- DIRECTION -
Take the lines of the data below from the very first through the line containing "const labelX = [182, 553];" and output them exactly, pictures excluded.

- PROVIDED MATERIAL -

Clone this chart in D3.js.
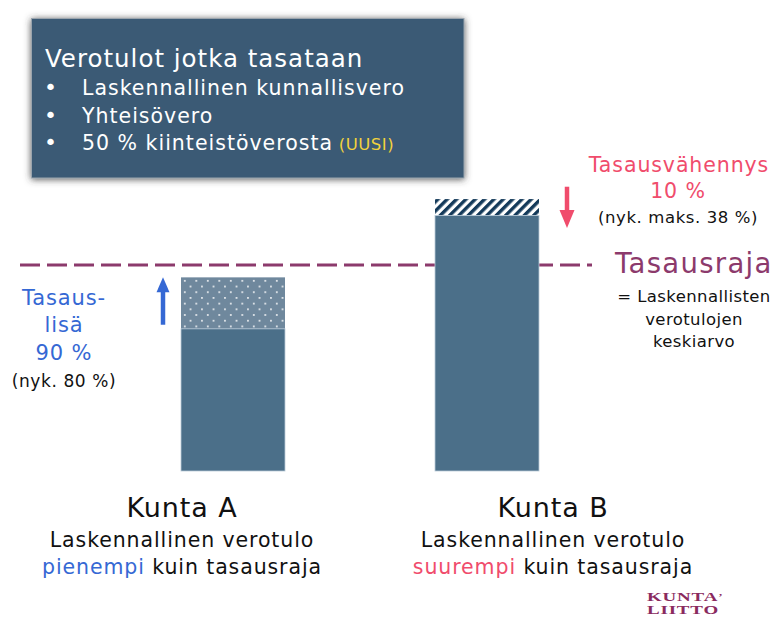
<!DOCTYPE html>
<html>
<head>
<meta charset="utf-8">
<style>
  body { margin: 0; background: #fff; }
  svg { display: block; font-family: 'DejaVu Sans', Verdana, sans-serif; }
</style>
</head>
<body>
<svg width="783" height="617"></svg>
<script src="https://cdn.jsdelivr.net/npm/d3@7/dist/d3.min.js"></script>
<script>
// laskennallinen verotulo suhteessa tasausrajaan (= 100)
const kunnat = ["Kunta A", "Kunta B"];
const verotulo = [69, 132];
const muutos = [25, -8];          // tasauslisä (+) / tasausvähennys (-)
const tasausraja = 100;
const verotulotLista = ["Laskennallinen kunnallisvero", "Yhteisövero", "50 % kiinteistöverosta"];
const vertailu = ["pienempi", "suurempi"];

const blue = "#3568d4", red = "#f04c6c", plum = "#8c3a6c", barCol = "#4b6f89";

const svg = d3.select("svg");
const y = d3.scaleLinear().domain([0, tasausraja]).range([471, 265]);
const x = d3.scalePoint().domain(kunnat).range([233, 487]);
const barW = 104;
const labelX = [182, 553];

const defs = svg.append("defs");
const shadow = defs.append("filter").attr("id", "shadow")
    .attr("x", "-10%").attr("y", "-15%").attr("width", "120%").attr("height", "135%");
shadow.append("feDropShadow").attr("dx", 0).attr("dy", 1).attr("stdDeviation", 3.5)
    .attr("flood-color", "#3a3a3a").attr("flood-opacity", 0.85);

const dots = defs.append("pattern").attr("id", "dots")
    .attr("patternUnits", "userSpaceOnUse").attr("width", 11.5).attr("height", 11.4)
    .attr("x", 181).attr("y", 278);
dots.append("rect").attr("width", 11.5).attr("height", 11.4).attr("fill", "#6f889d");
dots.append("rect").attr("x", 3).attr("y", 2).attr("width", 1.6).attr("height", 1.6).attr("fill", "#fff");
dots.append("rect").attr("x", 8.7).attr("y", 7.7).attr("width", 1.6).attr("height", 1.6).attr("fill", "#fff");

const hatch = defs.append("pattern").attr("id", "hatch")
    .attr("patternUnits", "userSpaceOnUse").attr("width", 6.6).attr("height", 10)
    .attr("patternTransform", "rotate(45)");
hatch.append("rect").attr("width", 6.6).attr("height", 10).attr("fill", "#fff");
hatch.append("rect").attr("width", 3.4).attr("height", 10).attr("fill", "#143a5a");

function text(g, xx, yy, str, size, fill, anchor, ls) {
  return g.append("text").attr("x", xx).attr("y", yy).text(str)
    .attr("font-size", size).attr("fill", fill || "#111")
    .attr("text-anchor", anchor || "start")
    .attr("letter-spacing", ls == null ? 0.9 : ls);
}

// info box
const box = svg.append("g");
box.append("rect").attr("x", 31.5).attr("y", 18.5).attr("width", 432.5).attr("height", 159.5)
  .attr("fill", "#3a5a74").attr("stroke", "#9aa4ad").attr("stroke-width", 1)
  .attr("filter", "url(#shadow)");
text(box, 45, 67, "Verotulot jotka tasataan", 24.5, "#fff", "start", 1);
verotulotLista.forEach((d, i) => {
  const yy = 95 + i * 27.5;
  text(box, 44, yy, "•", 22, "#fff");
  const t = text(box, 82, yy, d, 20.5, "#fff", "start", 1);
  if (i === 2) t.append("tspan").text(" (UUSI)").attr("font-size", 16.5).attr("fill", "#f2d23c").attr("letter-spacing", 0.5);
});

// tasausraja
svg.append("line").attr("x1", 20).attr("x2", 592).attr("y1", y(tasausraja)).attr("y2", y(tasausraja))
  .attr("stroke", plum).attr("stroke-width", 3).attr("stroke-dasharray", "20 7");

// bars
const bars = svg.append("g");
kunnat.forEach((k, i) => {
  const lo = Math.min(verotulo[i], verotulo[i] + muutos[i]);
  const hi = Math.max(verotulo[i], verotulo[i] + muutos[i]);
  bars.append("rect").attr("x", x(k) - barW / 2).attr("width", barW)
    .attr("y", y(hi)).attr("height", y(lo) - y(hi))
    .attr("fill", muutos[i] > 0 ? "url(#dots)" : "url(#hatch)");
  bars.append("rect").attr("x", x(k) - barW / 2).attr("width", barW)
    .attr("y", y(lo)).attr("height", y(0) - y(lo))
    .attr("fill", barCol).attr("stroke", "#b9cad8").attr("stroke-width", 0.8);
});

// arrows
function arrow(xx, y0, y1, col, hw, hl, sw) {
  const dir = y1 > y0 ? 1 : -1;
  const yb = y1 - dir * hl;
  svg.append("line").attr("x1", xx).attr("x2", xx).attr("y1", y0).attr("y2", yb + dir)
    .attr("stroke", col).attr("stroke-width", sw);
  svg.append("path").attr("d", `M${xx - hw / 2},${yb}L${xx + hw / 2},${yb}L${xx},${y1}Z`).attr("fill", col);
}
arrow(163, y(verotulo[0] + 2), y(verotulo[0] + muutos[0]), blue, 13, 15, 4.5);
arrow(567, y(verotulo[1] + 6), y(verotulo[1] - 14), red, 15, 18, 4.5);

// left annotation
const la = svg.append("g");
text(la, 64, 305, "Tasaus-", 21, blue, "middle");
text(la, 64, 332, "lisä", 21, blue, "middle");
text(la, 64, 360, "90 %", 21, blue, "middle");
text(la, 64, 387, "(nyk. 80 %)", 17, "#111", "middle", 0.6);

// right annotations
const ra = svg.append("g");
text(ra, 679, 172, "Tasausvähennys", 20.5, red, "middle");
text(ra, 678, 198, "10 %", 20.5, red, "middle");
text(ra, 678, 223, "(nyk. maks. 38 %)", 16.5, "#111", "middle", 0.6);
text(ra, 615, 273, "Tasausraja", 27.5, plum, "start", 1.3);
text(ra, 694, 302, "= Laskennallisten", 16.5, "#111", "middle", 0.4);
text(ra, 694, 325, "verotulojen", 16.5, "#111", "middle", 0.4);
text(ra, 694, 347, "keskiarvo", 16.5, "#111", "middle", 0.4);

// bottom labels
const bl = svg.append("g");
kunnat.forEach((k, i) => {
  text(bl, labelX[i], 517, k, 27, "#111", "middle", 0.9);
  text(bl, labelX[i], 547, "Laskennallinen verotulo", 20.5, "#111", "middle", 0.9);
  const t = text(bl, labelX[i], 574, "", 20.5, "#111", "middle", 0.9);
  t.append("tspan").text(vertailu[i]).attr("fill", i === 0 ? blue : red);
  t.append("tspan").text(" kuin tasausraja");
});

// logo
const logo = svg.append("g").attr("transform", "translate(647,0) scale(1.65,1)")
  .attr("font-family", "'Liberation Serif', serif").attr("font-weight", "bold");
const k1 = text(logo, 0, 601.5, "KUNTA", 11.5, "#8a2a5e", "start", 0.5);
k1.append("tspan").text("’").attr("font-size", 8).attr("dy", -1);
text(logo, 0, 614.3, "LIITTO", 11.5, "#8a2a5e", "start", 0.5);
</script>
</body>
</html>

- ANSWER BELOW -
Clone this chart in D3.js.
<!DOCTYPE html>
<html>
<head>
<meta charset="utf-8">
<style>
  body { margin: 0; background: #fff; }
  svg { display: block; font-family: 'DejaVu Sans', Verdana, sans-serif; }
</style>
</head>
<body>
<svg width="783" height="617"></svg>
<script src="https://cdn.jsdelivr.net/npm/d3@7/dist/d3.min.js"></script>
<script>
// laskennallinen verotulo suhteessa tasausrajaan (= 100)
const kunnat = ["Kunta A", "Kunta B"];
const verotulo = [69, 132];
const muutos = [25, -8];          // tasauslisä (+) / tasausvähennys (-)
const tasausraja = 100;
const verotulotLista = ["Laskennallinen kunnallisvero", "Yhteisövero", "50 % kiinteistöverosta"];
const vertailu = ["pienempi", "suurempi"];

const blue = "#3568d4", red = "#f04c6c", plum = "#8c3a6c", barCol = "#4b6f89";

const svg = d3.select("svg");
const y = d3.scaleLinear().domain([0, tasausraja]).range([471, 265]);
const x = d3.scalePoint().domain(kunnat).range([233, 487]);
const barW = 104;
const labelX = [182, 553];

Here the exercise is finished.